Confronto (incompleto)
Attenzione, questo racconto è stato lasciato incompleto di proposito.
Confronto tra Sakura e Ryozo
Una stanza bianca sospesa, bianco, infinitamente tutto bianco.
Due sedie nere molto semplici poste una davanti all'altra. Su queste c'erano due figure, una sinistra, Sakura, e una a destra, Ryozo.

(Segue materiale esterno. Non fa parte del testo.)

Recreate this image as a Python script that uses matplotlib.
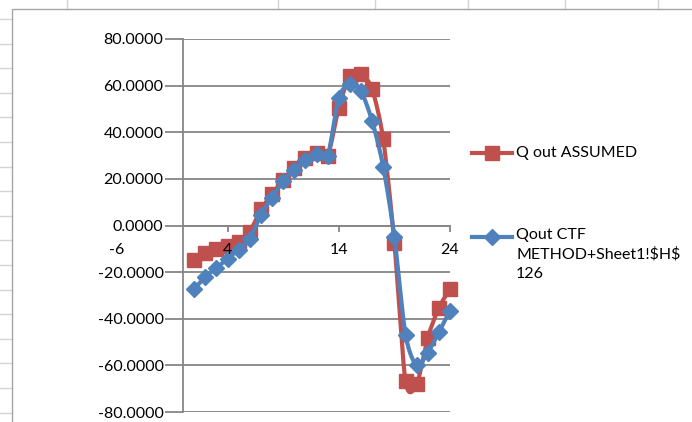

Il pavimento sembrava essere un oceano infinito, i due rimanevano sospesi come se questo oceano trasparente fosse solido.
Ryozo guardava con estrema calma e amarezza Sakura, non sembrava stanco, non era nemmeno deluso, è una espressione che non si riesce a spiegare; non è amara, non è arrabbiata, non è indifferente, non è fredda, e non è tanto meno dispiaciuta.
Dall'altra parte, Sakura non sembrava tranquilla; era agitata, confusa, guardava i suoi piedi mentre era appoggiata con i gomiti sulle gambe, i suoi occhi spalancati e la sua espressione fredda, anzi, robotica, trasmettevano tutta la sua confusione e paura, le pupille piccole tremavano nonostante sembravano completamente vuote.
Un enorme silenzio occupava la stanza, l'attesa di una parola si sentiva nell'aria, ma nessuno aprì bocca. Tic, Tac, il tempo scorreva, saranno passati 5 minuti? 2 ore? 10 anni? Non lo sapevano, il tempo sembrava sospeso, tutto era immobile.
<<Che ci facciamo qui...?>> Chiese la giovane, rompendo finalmente l'infinito silenzio nella stanza.
<<Non lo so... Dimmelo tu.>> Rispose l'uomo
Calò di nuovo il silenzio. Le onde dell'acqua si mossero lentamente, una goccia cadeva e risuonava.
<<Non lo so, non so perché mi trovo qui, non so cosa sto facendo, non so cosa farò...>> La ragazza interruppe il discorso, non aveva l'aria di voler parlare.
<<Sai però cosa hai fatto... Sai benissimo cosa è successo in passato e non riesci a darti una risposta; non ti spieghi cosa sia successo, com'è cambiata la tua storia, ma ti rendi conto di quanto sei cambiata. Non vuoi ammetterlo, non vuoi liberarti di questa catena che ti lega, non vuoi affrontarlo... Tu mi hai liberato, mi hai liberato dalle mie catene, perché ti sei tolta molte catene che però sono state tolte con la forza e non con l'amore, perché gli avvenimenti sono accaduti in un modo che ancora non hai concretizzato nella tua testa. Adesso sei confusa, completamente confusa, ed io ho sofferto insieme a te, tu mi hai creato e ho sofferto con te, ma ho gioito perché tu hai gioito con me. Tu ancora però, sei adesso quello che ancora non hai capito, quello che non riesci a spiegarti, hai troppe domande nella tua testa, hai tante teorie, ma nessuna pratica. Hai perso ogni concezione che conoscevi, la vita, la morte, la malattia, hai perso te stessa, ti sei persa nella tua stessa casa, la tua mente non sà dove sta andando, non sai nemmeno distinguere la realtà con la fantasia, non ti dai pace per ogni cosa, e non riesci ad andare avanti, non sei convinta di andare avanti, non lo vuoi fare, non sai se hai sicurezza in te stessa o semplicemente stai vangabondando. No, mi correggo, sei un vagabondo, ti senti un vagabondo che non ha un posto dove andare, non ti senti in grado di fare nulla>>
L'uomo parlava macchinetta mentre la ragazza rimaneva nella sua posizione immobile, non voleva scuotersi, non voleva agire, non sapeva nemmeno lei se doveva fare qualcosa, se quello che provava era pigrizia oppure mancanza di volontà o incapacità di farlo.
<<Che cosa senti adesso?>> Chiese l'uomo.
Infinite pause di silenzio interrompevano i discorsi.
<<Non lo so... Non so cosa ho nel cuore, non riesco a capirlo. Sono come bloccata, non nel senso negativo, cioè mi sento leggera nonostante capisco che questa apatia totale non è normale>>
<<Vuoi piangere?>>
<<... Sì. Vorrei piangere, ma è una sensazione così sottile che non so se lo voglio o meno, non riesco a liberare le mie lacrime. Non so cosa mi sta succedendo>>
Altra pausa di silenzio.
<<Perché non ti fai aiutare? Una persona ha davvero insistito per farti parlare, avevi l'opportunità di farlo, perché non l'hai fatto?>>
La ragazza non rispose. Non voleva rispondere, su questo era sicura, non voleva assolutamente rispondere.